Apparently Ms. Tanner believes there is something to be gained by shielding education from the same processes of improvement to which market commodities are forced to respond.
New Hampshire is at that inflection point of this choice. Do we, as a state with one of the best public school systems in the nation, want to literally buy into vouchers for the education of our children? Do we want the money that the state pays into our public schools given to a third-party group whose headquarters are in New York City?

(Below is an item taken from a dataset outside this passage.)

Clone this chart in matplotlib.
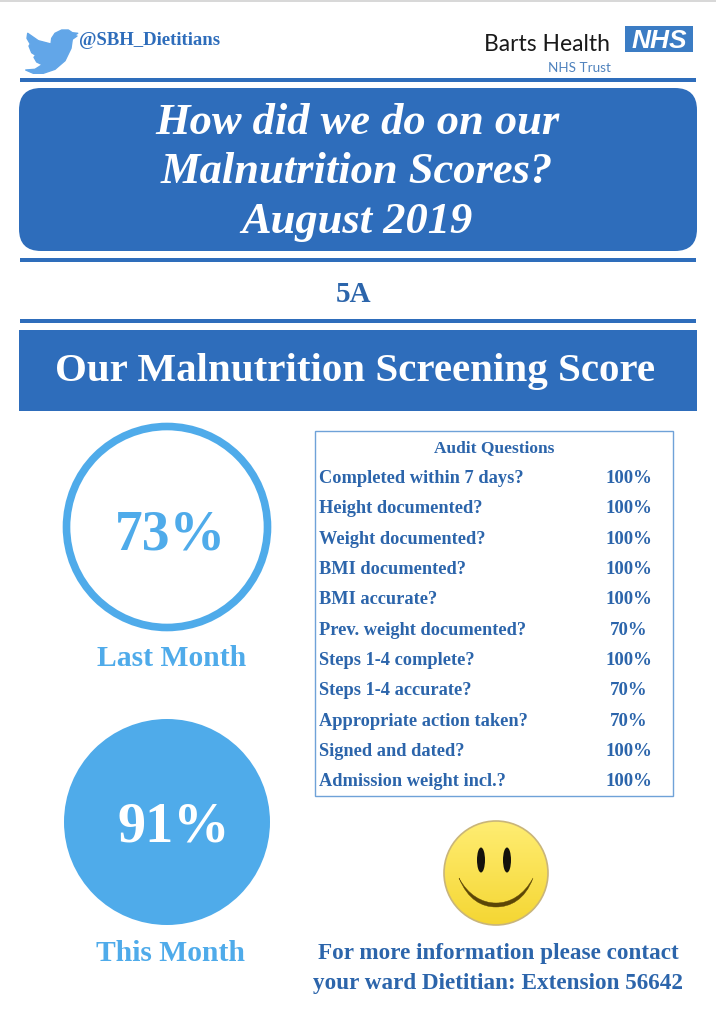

First, according to the National Assessment of Educational Progress (NAEP), there are no states whose scores would be considered a passing grade. For Ms. Tanner to say that New Hampshire’s system is ‘one of the best’ in a collection of failures is misleading. It would be more accurate to say that New Hampshire is ‘one of the least worst’ states.
More accurate, but still not very accurate. Because there are other states that get nearly the same NAEP scores, while spending as little as 1/3 as much per student. So in terms of wasting resources, New Hampshire must be listed among the worst offenders.
Second, Ms. Tanner’s question about where voucher funds would go — along with pretty much the rest of her letter, in which she criticizes school choice without having taken the time to learn anything about it — is a non-sequitur. She seems not to understand that vouchers can be used for local schools, including local public schools, and for public schools in other districts.
Even if New Hampshire changed to a 100 percent voucher-based system, parents who like their local schools could continue to use their vouchers to support those schools. It’s only parents who feel that their children are trapped in under-performing (or poorly-matched) public schools who would use them to pursue less awful opportunities for those children.
It’s not clear whether Ms. Tanner doesn’t understand this, or merely hopes that her readers won’t.
Linda Tanner, of Georges Mills, represents the Sullivan 9 district in the New Hampshire House and is a member of the Education Committee.
The fact that Ms. Tanner — a former public school teacher — is willing to make such sweeping pronouncements — using terms like ‘social contract’, ‘public good’, ‘democracy’, and ‘accountability’, that she clearly doesn’t understand — is something that voters might want to take into account the next time she runs for public office.
They might be better off electing someone who knows how to use a dictionary.